We apply for GPU and CPU resources on Arrhenius to continue and expand our research programme on foundation models for data-driven cell and molecular biology. The central project develops self-supervised and attention-based models for mass spectrometry-based proteomics, with the goal of learning general-purpose representations of peptide tandem mass spectra at an unprecedented scale. The project has already produced accepted and submitted publications, new neural architectures for spectra, a 200M-spectrum pretraining corpus, and strong preliminary evidence that large-scale unsupervised pretraining substantially improves downstream de novo peptide sequencing.
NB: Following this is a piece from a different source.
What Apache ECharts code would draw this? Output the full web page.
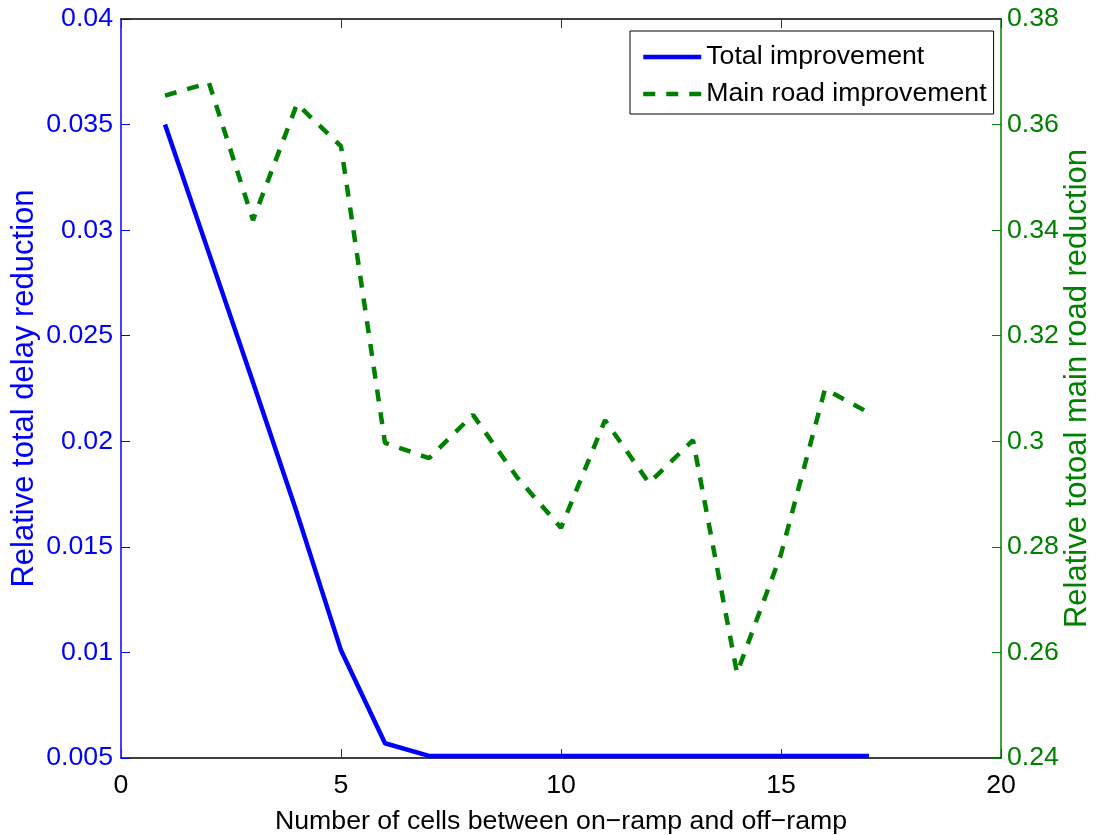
<!DOCTYPE html>
<html>
<head>
<meta charset="utf-8">
<script src="https://cdn.jsdelivr.net/npm/echarts@6/dist/echarts.min.js"></script>
<style>
  html, body { margin: 0; padding: 0; background: #fff; overflow: hidden; }
  #chart { width: 1097px; height: 835px; }
</style>
</head>
<body>
<div id="chart"></div>
<script>
// Number of cells between on-ramp and off-ramp
const cells = [1, 2, 3, 4, 5, 6, 7, 8, 9, 10, 11, 12, 13, 14, 15, 16, 17];
// Relative total delay reduction (left axis)
const totalImprovement = [0.0350, 0.0289, 0.0228, 0.0166, 0.0101, 0.0057, 0.0051, 0.0051, 0.0051,
  0.0051, 0.0051, 0.0051, 0.0051, 0.0051, 0.0051, 0.0051, 0.0051];
// Relative total main road reduction (right axis)
const mainRoadImprovement = [0.3655, 0.3679, 0.3419, 0.3639, 0.3559, 0.2997, 0.2968, 0.3050, 0.2932,
  0.2836, 0.3040, 0.2921, 0.3002, 0.2561, 0.2786, 0.3099, 0.3054];

const seriesNames = ['Total improvement', 'Main road improvement'];
const xTitle = 'Number of cells between on\u2212ramp and off\u2212ramp';
const leftTitle = 'Relative total delay reduction';
const rightTitle = 'Relative totoal main road reduction';

const BLUE = '#0000ff';
const GREEN = '#008000';
const FONT = '"Liberation Sans", Arial, sans-serif';
const FS = 26.7;      // tick labels, legend, x title
const FS_Y = 31;      // rotated axis titles
const LINE_W = 4.5;

const chart = echarts.init(document.getElementById('chart'), null, { renderer: 'canvas' });

const tickStyle = (color) => ({ show: true, inside: true, length: 9, lineStyle: { color: color, width: 1 } });

chart.setOption({
  backgroundColor: '#ffffff',
  animation: false,
  textStyle: { fontFamily: FONT },
  grid: { left: 121, right: 96, top: 19, bottom: 77, containLabel: false, outerBoundsMode: 'none' },
  legend: {
    left: 630,
    top: 31,
    orient: 'vertical',
    itemWidth: 58,
    itemHeight: 14,
    itemGap: 9,
    padding: [12, 7, 6, 11],
    borderColor: '#000',
    borderWidth: 1,
    backgroundColor: '#fff',
    itemStyle: { opacity: 0 },
    lineStyle: { width: LINE_W },
    textStyle: { fontFamily: FONT, fontSize: FS, color: '#000', lineHeight: 28 },
    data: seriesNames
  },
  xAxis: [
    {
      type: 'value',
      min: 0, max: 20, interval: 5,
      position: 'bottom',
      name: xTitle,
      nameLocation: 'middle',
      nameGap: 50,
      nameMoveOverlap: false,
      nameTextStyle: { fontFamily: FONT, fontSize: FS, color: '#000' },
      axisLine: { show: true, onZero: false, lineStyle: { color: '#000', width: 1.5 } },
      axisTick: tickStyle('#333'),
      axisLabel: { fontFamily: FONT, fontSize: FS, color: '#000', margin: 14 },
      splitLine: { show: false }
    },
    {
      type: 'value',
      min: 0, max: 20, interval: 5,
      position: 'top',
      axisLine: { show: true, onZero: false, lineStyle: { color: '#000', width: 1.5 } },
      axisTick: tickStyle('#333'),
      axisLabel: { show: false },
      splitLine: { show: false }
    }
  ],
  yAxis: [
    {
      type: 'value',
      min: 0.005, max: 0.04, interval: 0.005,
      position: 'left',
      name: leftTitle,
      nameLocation: 'middle',
      nameGap: 81,
      nameMoveOverlap: false,
      nameTextStyle: { fontFamily: FONT, fontSize: FS_Y, color: BLUE },
      axisLine: { show: true, onZero: false, lineStyle: { color: BLUE, width: 1.5 } },
      axisTick: tickStyle(BLUE),
      axisLabel: {
        fontFamily: FONT, fontSize: FS, color: BLUE, margin: 8, padding: [5, 0, 0, 0],
        formatter: (v) => String(Math.round(v * 1000) / 1000)
      },
      splitLine: { show: false }
    },
    {
      type: 'value',
      min: 0.24, max: 0.38, interval: 0.02,
      position: 'right',
      name: rightTitle,
      nameLocation: 'middle',
      nameGap: 61,
      nameMoveOverlap: false,
      nameTextStyle: { fontFamily: FONT, fontSize: FS_Y, color: GREEN },
      axisLine: { show: true, onZero: false, lineStyle: { color: GREEN, width: 1.5 } },
      axisTick: tickStyle(GREEN),
      axisLabel: {
        fontFamily: FONT, fontSize: FS, color: GREEN, margin: 6, padding: [5, 0, 0, 0],
        formatter: (v) => String(Math.round(v * 100) / 100)
      },
      splitLine: { show: false }
    }
  ],
  series: [
    {
      name: seriesNames[0],
      type: 'line',
      xAxisIndex: 0,
      yAxisIndex: 0,
      symbol: 'none',
      color: BLUE,
      lineStyle: { color: BLUE, width: LINE_W, type: 'solid' },
      data: cells.map((c, i) => [c, totalImprovement[i]])
    },
    {
      name: seriesNames[1],
      type: 'line',
      xAxisIndex: 0,
      yAxisIndex: 1,
      symbol: 'none',
      color: GREEN,
      lineStyle: { color: GREEN, width: LINE_W, type: [12, 11] },
      data: cells.map((c, i) => [c, mainRoadImprovement[i]])
    }
  ]
});
</script>
</body>
</html>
This research is now compute-bound. The next stage requires synchronized large-scale multi-node GPU training, fast access to very large datasets, and the ability to run long, high-throughput experiments over hundreds of millions of spectra. These requirements cannot be met by access to smaller clusters. The Arrhenius GPU partition, with NVIDIA Grace Hopper nodes and a large high-performance parallel filesystem, is essential for completing the planned work. Without access to this system, the key scientific objectives of the project cannot realistically be achieved within the project period.
The requested allocation will support two complementary projects in the Käll group: Alfred Nilsson's work on large-scale self-supervised foundation models for MS2 spectra, and Yuqi Zheng's project on proteoform inference from shotgun proteomics data.